The proposed rule has a section which dictates pipelines take certain actions after “an extreme weather incident.” It suggests that pipeline inspections will be required if any of the specified weather events occur. The American Petroleum Institute (API) and the Association of Oil Pipe Lines (AOPL) argue the proposal does not take into account the nuances that accompany events such as hurricanes which range in intensity and the potential for damage. In some instances the particular design and construction characteristics might, in and of themselves, mitigate the exposure or risk.

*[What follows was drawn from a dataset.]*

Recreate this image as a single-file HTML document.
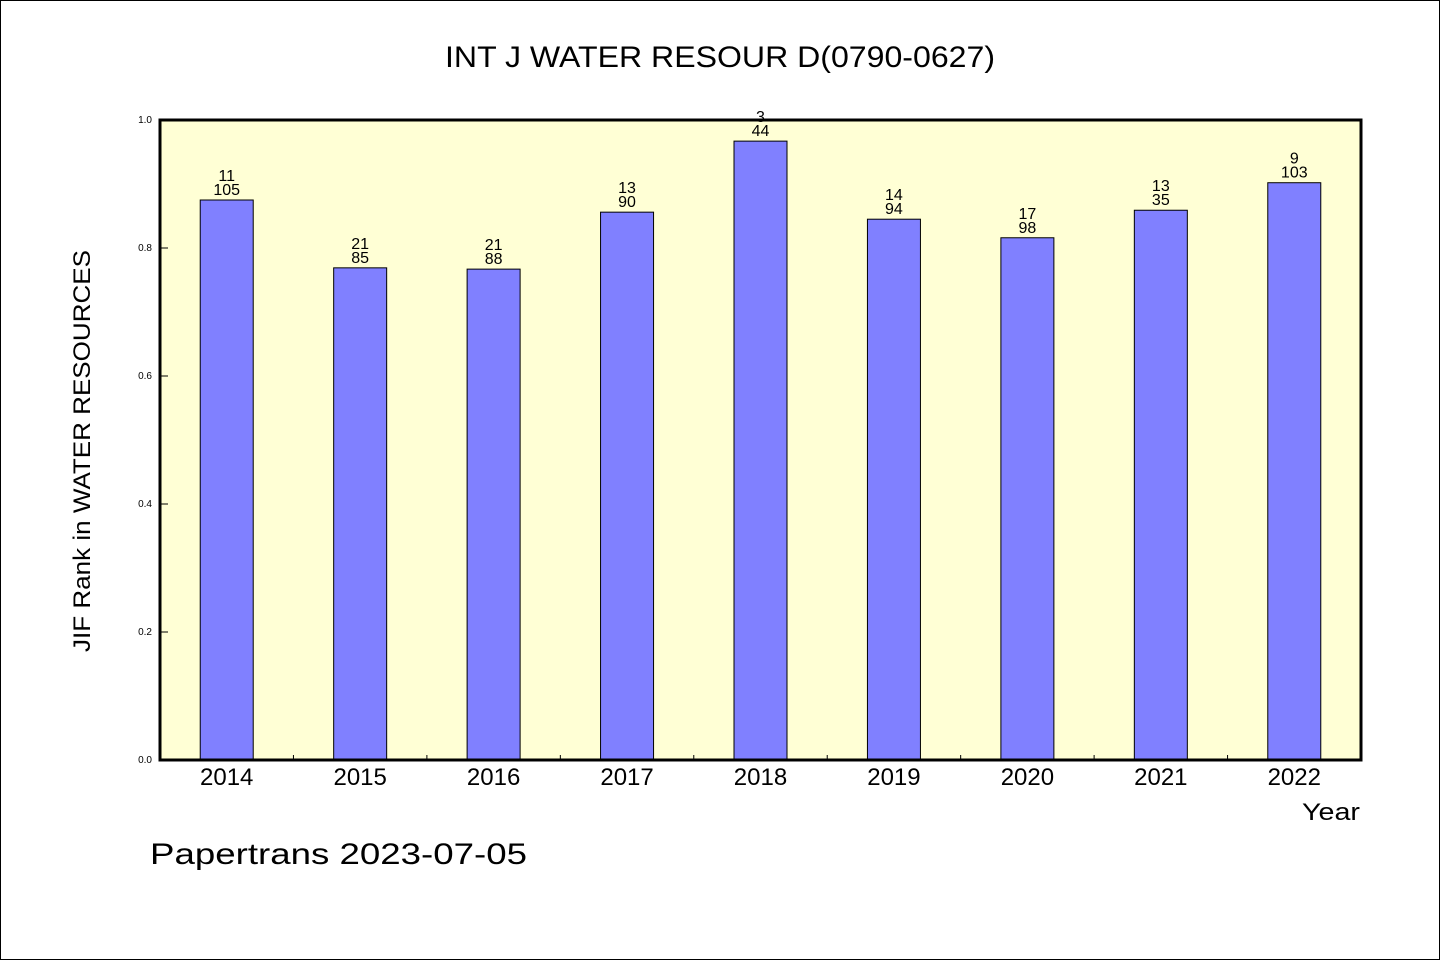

A broader requirement would force operators to periodically assess pipelines outside of high consequence areas (HCAs). The big concern is pipelines would have to assess non-HCA pipeline segments with an ILI tool or “tools capable of detecting corrosion and deformation anomalies, including dents, cracks, gouges and grooves” at least once every 10 years. If a segment is not capable of accommodating an ILI tool, an operator could use an alternative assessment method, provided it gives prior notice to PHMSA and demonstrates that the alternative methodology renders “a substantially equivalent understanding of the pipeline’s condition in light of the threats that could affect its safe operation.” PHMSA proposes requiring use of ILI tools for non-HCA pipelines for all forms of potential pipeline anomalies, regardless of whether such issues are present in the pipeline.

This has caused pipeline executives to scratch their heads a little because companies are not required to use ILI on pipelines in HCAs. So why force them to use ILI outside HCAs? That view gets some support from NAPSR’s Allen, who feels that PHMSA should allow pressure testing in lieu of ILI. “Pressure testing may be more economical for operators with legacy piping with no material records or operating and maintenance records,” says Allen.